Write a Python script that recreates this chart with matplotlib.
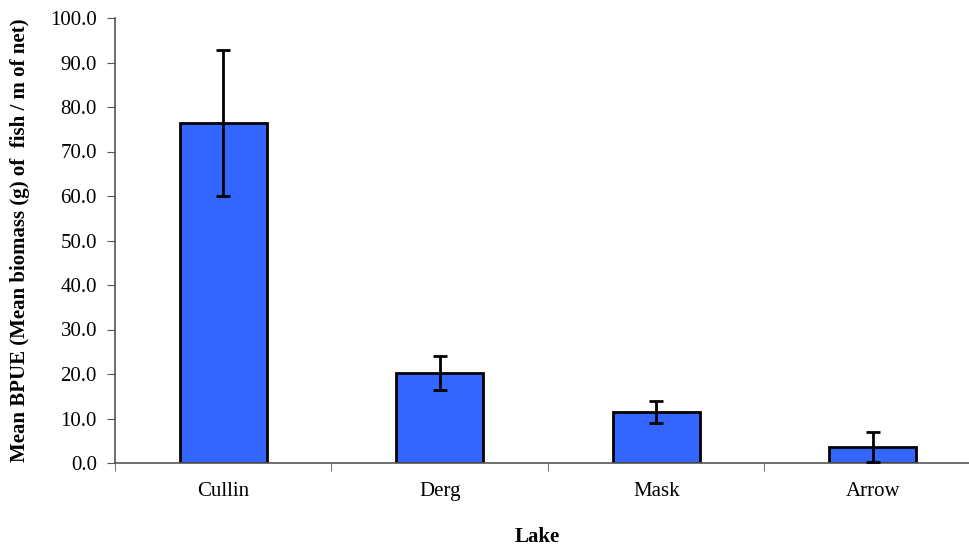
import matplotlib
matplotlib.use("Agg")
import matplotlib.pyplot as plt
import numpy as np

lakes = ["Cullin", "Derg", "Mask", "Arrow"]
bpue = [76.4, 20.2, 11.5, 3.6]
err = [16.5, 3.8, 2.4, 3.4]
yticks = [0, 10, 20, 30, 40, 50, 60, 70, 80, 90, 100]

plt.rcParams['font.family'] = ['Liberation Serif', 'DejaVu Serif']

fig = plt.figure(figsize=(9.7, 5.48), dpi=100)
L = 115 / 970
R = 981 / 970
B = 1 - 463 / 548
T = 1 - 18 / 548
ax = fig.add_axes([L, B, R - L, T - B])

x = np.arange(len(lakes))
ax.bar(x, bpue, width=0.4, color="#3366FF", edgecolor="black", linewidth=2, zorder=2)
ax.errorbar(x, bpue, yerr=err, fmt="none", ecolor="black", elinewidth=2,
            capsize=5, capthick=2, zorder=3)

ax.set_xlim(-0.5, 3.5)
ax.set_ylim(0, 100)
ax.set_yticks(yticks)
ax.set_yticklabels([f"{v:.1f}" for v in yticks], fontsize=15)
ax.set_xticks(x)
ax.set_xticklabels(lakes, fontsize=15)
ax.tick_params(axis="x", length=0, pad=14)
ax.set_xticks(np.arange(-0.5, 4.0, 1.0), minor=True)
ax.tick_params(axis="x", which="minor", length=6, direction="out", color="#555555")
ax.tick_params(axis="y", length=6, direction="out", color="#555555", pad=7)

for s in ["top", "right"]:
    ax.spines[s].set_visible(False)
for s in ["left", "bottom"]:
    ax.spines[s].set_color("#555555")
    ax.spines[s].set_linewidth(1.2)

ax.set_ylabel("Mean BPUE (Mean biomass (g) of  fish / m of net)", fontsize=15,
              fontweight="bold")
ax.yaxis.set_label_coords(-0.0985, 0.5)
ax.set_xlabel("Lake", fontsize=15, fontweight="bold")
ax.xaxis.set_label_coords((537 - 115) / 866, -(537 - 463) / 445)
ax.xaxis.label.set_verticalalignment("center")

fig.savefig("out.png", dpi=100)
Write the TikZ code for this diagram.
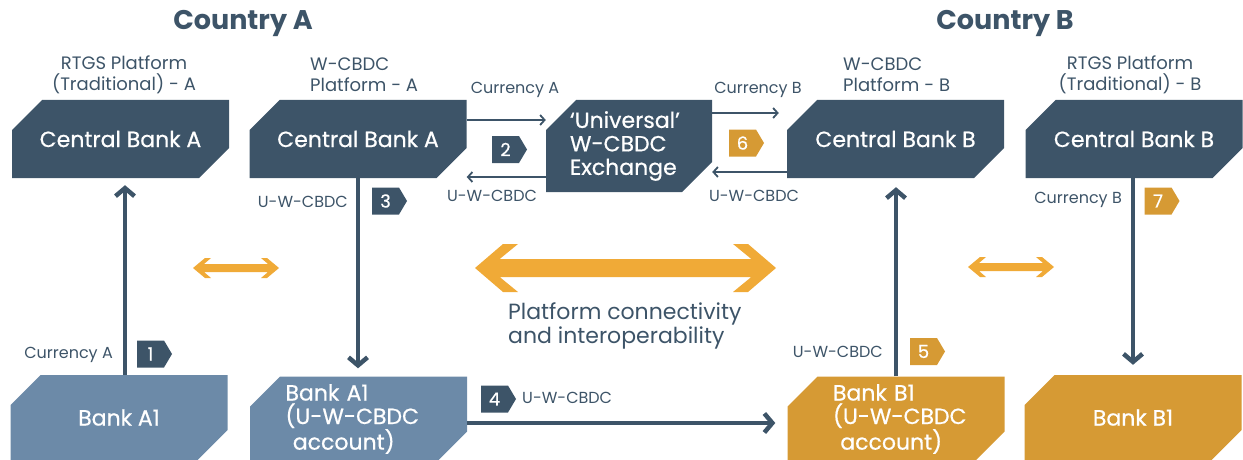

========================

- **EXERCISE REQUIREMENTS**
Within the data above, pick out all lines holding the word "this".

- **THE RESULT**
Write a Python script that recreates this chart with matplotlib.
Write the TikZ code for this diagram.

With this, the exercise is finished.